**PROBLEM DETAILS**
Pictures stay out of the copy; set down each line of the listing below exactly.

┄┄┄┄┄┄┄┄┄┄

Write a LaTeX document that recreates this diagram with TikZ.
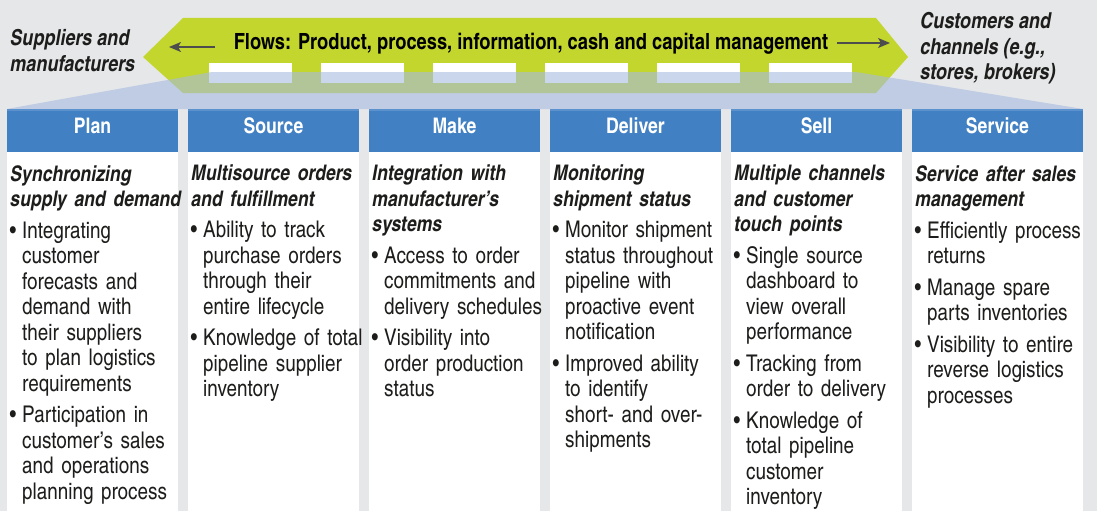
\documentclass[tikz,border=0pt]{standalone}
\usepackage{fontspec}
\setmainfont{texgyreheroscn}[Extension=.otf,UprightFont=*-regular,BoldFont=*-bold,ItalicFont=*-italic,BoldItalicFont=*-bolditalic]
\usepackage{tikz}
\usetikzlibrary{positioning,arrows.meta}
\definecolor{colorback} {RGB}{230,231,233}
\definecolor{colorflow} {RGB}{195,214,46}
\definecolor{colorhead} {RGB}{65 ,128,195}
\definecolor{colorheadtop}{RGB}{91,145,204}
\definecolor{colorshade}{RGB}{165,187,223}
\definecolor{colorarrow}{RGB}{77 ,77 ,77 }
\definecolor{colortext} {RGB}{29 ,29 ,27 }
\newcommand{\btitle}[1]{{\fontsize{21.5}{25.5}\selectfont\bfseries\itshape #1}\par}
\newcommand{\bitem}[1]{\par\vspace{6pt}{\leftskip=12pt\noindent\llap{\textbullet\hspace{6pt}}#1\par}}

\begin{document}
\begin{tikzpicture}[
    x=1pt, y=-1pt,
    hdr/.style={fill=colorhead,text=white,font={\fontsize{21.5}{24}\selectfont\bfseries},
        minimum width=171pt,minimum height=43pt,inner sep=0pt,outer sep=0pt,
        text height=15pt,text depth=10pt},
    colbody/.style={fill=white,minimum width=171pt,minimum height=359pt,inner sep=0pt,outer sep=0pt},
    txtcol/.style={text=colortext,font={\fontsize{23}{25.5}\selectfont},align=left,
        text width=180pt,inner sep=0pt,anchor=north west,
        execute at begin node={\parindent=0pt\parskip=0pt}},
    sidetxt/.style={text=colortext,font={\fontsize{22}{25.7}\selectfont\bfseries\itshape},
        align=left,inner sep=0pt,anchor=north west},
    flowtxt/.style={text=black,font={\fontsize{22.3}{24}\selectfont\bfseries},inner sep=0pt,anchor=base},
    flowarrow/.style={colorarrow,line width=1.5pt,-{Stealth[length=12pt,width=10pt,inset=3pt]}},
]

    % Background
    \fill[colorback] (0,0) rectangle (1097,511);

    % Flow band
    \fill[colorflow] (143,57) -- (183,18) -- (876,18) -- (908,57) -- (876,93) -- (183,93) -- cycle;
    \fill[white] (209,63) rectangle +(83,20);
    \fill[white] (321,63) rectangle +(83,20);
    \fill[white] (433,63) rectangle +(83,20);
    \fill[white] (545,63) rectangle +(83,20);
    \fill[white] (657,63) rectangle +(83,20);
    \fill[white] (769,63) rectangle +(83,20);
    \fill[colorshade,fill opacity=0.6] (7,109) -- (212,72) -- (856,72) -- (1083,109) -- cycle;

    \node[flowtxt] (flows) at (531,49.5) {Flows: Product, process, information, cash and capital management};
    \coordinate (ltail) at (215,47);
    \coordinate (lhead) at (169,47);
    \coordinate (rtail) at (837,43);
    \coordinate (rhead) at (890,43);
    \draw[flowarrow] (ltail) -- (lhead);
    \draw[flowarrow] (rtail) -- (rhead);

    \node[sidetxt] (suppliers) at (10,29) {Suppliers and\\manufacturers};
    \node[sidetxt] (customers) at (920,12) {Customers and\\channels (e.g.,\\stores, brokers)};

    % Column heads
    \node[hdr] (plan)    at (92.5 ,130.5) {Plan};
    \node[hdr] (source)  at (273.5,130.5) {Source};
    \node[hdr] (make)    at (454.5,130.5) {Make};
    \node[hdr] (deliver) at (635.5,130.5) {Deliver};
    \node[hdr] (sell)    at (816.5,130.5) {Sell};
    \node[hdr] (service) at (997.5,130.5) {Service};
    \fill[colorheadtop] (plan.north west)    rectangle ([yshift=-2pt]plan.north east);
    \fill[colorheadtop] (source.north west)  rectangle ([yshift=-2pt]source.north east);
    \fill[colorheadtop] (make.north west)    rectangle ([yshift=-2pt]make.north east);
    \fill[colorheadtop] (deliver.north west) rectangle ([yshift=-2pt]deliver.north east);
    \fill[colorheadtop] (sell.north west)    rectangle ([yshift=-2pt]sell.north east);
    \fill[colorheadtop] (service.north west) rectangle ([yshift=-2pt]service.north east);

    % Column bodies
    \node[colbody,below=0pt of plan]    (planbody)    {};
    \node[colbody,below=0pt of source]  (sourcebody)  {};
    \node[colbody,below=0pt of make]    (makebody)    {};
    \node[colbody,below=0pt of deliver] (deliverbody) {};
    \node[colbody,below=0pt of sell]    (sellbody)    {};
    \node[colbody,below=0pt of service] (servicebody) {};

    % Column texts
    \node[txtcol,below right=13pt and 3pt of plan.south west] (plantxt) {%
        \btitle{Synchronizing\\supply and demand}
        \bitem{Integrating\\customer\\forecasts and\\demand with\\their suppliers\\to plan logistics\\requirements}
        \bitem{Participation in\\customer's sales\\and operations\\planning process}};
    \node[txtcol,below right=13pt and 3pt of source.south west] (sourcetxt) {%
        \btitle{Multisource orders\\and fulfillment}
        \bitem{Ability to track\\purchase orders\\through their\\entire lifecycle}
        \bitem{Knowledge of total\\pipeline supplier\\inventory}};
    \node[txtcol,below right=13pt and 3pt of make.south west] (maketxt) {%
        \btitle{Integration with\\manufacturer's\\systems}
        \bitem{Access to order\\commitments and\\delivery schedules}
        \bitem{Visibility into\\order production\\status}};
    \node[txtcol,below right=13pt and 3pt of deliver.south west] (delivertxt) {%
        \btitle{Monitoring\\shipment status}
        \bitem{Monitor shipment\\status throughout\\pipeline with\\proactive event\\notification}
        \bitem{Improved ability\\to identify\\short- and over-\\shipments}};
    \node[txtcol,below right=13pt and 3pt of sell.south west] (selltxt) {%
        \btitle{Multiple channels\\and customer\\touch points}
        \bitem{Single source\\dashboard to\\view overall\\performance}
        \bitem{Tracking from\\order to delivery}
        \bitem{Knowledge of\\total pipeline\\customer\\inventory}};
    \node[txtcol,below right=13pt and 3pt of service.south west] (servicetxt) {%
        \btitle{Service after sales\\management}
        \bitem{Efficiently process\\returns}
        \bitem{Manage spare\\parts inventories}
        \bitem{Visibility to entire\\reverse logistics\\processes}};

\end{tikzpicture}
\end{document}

┄┄┄┄┄┄┄┄┄┄

**REPLY TO THE TASK**
Write a LaTeX document that recreates this diagram with TikZ.
\documentclass[tikz,border=0pt]{standalone}
\usepackage{fontspec}
\setmainfont{texgyreheroscn}[Extension=.otf,UprightFont=*-regular,BoldFont=*-bold,ItalicFont=*-italic,BoldItalicFont=*-bolditalic]
\usepackage{tikz}
\usetikzlibrary{positioning,arrows.meta}
\definecolor{colorback} {RGB}{230,231,233}
\definecolor{colorflow} {RGB}{195,214,46}
\definecolor{colorhead} {RGB}{65 ,128,195}
\definecolor{colorheadtop}{RGB}{91,145,204}
\definecolor{colorshade}{RGB}{165,187,223}
\definecolor{colorarrow}{RGB}{77 ,77 ,77 }
\definecolor{colortext} {RGB}{29 ,29 ,27 }
\newcommand{\btitle}[1]{{\fontsize{21.5}{25.5}\selectfont\bfseries\itshape #1}\par}
\newcommand{\bitem}[1]{\par\vspace{6pt}{\leftskip=12pt\noindent\llap{\textbullet\hspace{6pt}}#1\par}}

\begin{document}
\begin{tikzpicture}[
    x=1pt, y=-1pt,
    hdr/.style={fill=colorhead,text=white,font={\fontsize{21.5}{24}\selectfont\bfseries},
        minimum width=171pt,minimum height=43pt,inner sep=0pt,outer sep=0pt,
        text height=15pt,text depth=10pt},
    colbody/.style={fill=white,minimum width=171pt,minimum height=359pt,inner sep=0pt,outer sep=0pt},
    txtcol/.style={text=colortext,font={\fontsize{23}{25.5}\selectfont},align=left,
        text width=180pt,inner sep=0pt,anchor=north west,
        execute at begin node={\parindent=0pt\parskip=0pt}},
    sidetxt/.style={text=colortext,font={\fontsize{22}{25.7}\selectfont\bfseries\itshape},
        align=left,inner sep=0pt,anchor=north west},
    flowtxt/.style={text=black,font={\fontsize{22.3}{24}\selectfont\bfseries},inner sep=0pt,anchor=base},
    flowarrow/.style={colorarrow,line width=1.5pt,-{Stealth[length=12pt,width=10pt,inset=3pt]}},
]

    % Background
    \fill[colorback] (0,0) rectangle (1097,511);

    % Flow band
    \fill[colorflow] (143,57) -- (183,18) -- (876,18) -- (908,57) -- (876,93) -- (183,93) -- cycle;
    \fill[white] (209,63) rectangle +(83,20);
    \fill[white] (321,63) rectangle +(83,20);
    \fill[white] (433,63) rectangle +(83,20);
    \fill[white] (545,63) rectangle +(83,20);
    \fill[white] (657,63) rectangle +(83,20);
    \fill[white] (769,63) rectangle +(83,20);
    \fill[colorshade,fill opacity=0.6] (7,109) -- (212,72) -- (856,72) -- (1083,109) -- cycle;

    \node[flowtxt] (flows) at (531,49.5) {Flows: Product, process, information, cash and capital management};
    \coordinate (ltail) at (215,47);
    \coordinate (lhead) at (169,47);
    \coordinate (rtail) at (837,43);
    \coordinate (rhead) at (890,43);
    \draw[flowarrow] (ltail) -- (lhead);
    \draw[flowarrow] (rtail) -- (rhead);

    \node[sidetxt] (suppliers) at (10,29) {Suppliers and\\manufacturers};
    \node[sidetxt] (customers) at (920,12) {Customers and\\channels (e.g.,\\stores, brokers)};

    % Column heads
    \node[hdr] (plan)    at (92.5 ,130.5) {Plan};
    \node[hdr] (source)  at (273.5,130.5) {Source};
    \node[hdr] (make)    at (454.5,130.5) {Make};
    \node[hdr] (deliver) at (635.5,130.5) {Deliver};
    \node[hdr] (sell)    at (816.5,130.5) {Sell};
    \node[hdr] (service) at (997.5,130.5) {Service};
    \fill[colorheadtop] (plan.north west)    rectangle ([yshift=-2pt]plan.north east);
    \fill[colorheadtop] (source.north west)  rectangle ([yshift=-2pt]source.north east);
    \fill[colorheadtop] (make.north west)    rectangle ([yshift=-2pt]make.north east);
    \fill[colorheadtop] (deliver.north west) rectangle ([yshift=-2pt]deliver.north east);
    \fill[colorheadtop] (sell.north west)    rectangle ([yshift=-2pt]sell.north east);
    \fill[colorheadtop] (service.north west) rectangle ([yshift=-2pt]service.north east);

    % Column bodies
    \node[colbody,below=0pt of plan]    (planbody)    {};
    \node[colbody,below=0pt of source]  (sourcebody)  {};
    \node[colbody,below=0pt of make]    (makebody)    {};
    \node[colbody,below=0pt of deliver] (deliverbody) {};
    \node[colbody,below=0pt of sell]    (sellbody)    {};
    \node[colbody,below=0pt of service] (servicebody) {};

    % Column texts
    \node[txtcol,below right=13pt and 3pt of plan.south west] (plantxt) {%
        \btitle{Synchronizing\\supply and demand}
        \bitem{Integrating\\customer\\forecasts and\\demand with\\their suppliers\\to plan logistics\\requirements}
        \bitem{Participation in\\customer's sales\\and operations\\planning process}};
    \node[txtcol,below right=13pt and 3pt of source.south west] (sourcetxt) {%
        \btitle{Multisource orders\\and fulfillment}
        \bitem{Ability to track\\purchase orders\\through their\\entire lifecycle}
        \bitem{Knowledge of total\\pipeline supplier\\inventory}};
    \node[txtcol,below right=13pt and 3pt of make.south west] (maketxt) {%
        \btitle{Integration with\\manufacturer's\\systems}
        \bitem{Access to order\\commitments and\\delivery schedules}
        \bitem{Visibility into\\order production\\status}};
    \node[txtcol,below right=13pt and 3pt of deliver.south west] (delivertxt) {%
        \btitle{Monitoring\\shipment status}
        \bitem{Monitor shipment\\status throughout\\pipeline with\\proactive event\\notification}
        \bitem{Improved ability\\to identify\\short- and over-\\shipments}};
    \node[txtcol,below right=13pt and 3pt of sell.south west] (selltxt) {%
        \btitle{Multiple channels\\and customer\\touch points}
        \bitem{Single source\\dashboard to\\view overall\\performance}
        \bitem{Tracking from\\order to delivery}
        \bitem{Knowledge of\\total pipeline\\customer\\inventory}};
    \node[txtcol,below right=13pt and 3pt of service.south west] (servicetxt) {%
        \btitle{Service after sales\\management}
        \bitem{Efficiently process\\returns}
        \bitem{Manage spare\\parts inventories}
        \bitem{Visibility to entire\\reverse logistics\\processes}};

\end{tikzpicture}
\end{document}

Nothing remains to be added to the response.